Dolar Amerika digunakan untuk membangun rumah sakit yang tidak merawat pasien, sekolah yang tidak mengajarkan siswa (dan kadang-kadang tidak pernah ada sama sekali) dan ke pangkalan militer Afganistan tidak berguna dan kemudian ditutup.
Inspektur Jenderal mendokumentasikan US$ 15,5 miliar (Rp 217,2 triliun) untuk hal yang sia-sia, penipuan dan penyalahgunaan dalam upaya rekonstruksi dari 2008 hingga 2017.
Berkat pengeluaran Amerika, Afganistan telah melihat peningkatan dalam kesehatan dan pendidikan, tetapi jauh dari standar internasional.
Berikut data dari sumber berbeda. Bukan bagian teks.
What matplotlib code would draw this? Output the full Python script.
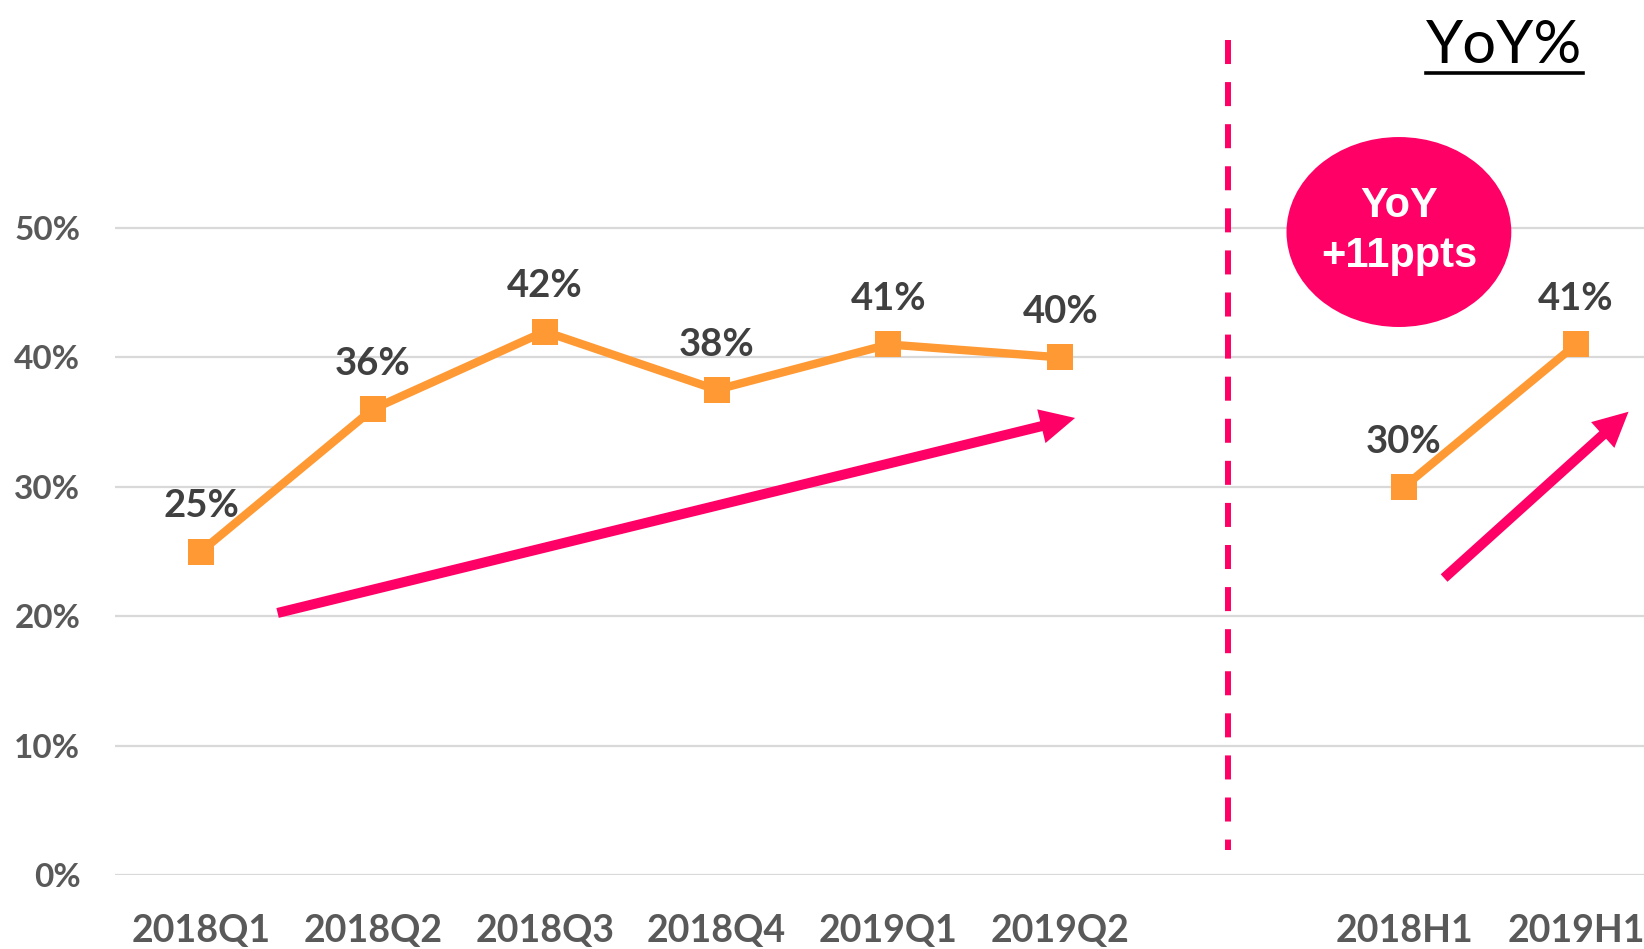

Kematian ibu di Afganistan masih termasuk yang tertinggi di dunia, sementara harapan hidup termasuk yang terendah. Sebagian besar anak perempuan masih menerima sedikit atau tidak ada sekolah, dan pendidikan untuk anak laki-laki pada umumnya buruk.
Tentara Amerika di Alam Khel, Afganistan, pada tahun 2011. [Tyler Hicks / The New York Times]
US$ 500 miliar (Rp 7.000 triliun)
Untuk membiayai pengeluaran perang, Amerika Serikat meminjam banyak dan akan membayar bunga lebih dari US$ 600 miliar (Rp 8.407 triliun) pada pinjaman-pinjaman tersebut sampai tahun 2023. Sisa dari utang akan memakan waktu bertahun-tahun untuk dilunasi.
Selain itu, US$ 2 triliun (Rp 28.000) lebih yang telah dikeluarkan pemerintah Amerika untuk perang, utang dan biaya pengobatan akan berlanjut lama untuk waktu mendatang.
US$ 1,4 triliun (Rp 19.600 triliun)
US$ 350 miliar (Rp 4.904 triliun) lebih telah digunakan untuk perawatan medis dan disabilitas bagi para veteran perang di Irak dan Afganistan. Para ahli mengatakan bahwa lebih dari setengah dari pengeluaran itu milik upaya Afganistan untuk veteran yang berperang pasca teror 9/11 sampai tahun 2059.
Total akhir tidak diketahui, tetapi para ahli memproyeksikan triliunan dolar lain dalam biaya selama 40 tahun ke depan karena veteran Perang Afganistan yang terluka dan cacat bertambah usia dan membutuhkan lebih banyak layanan.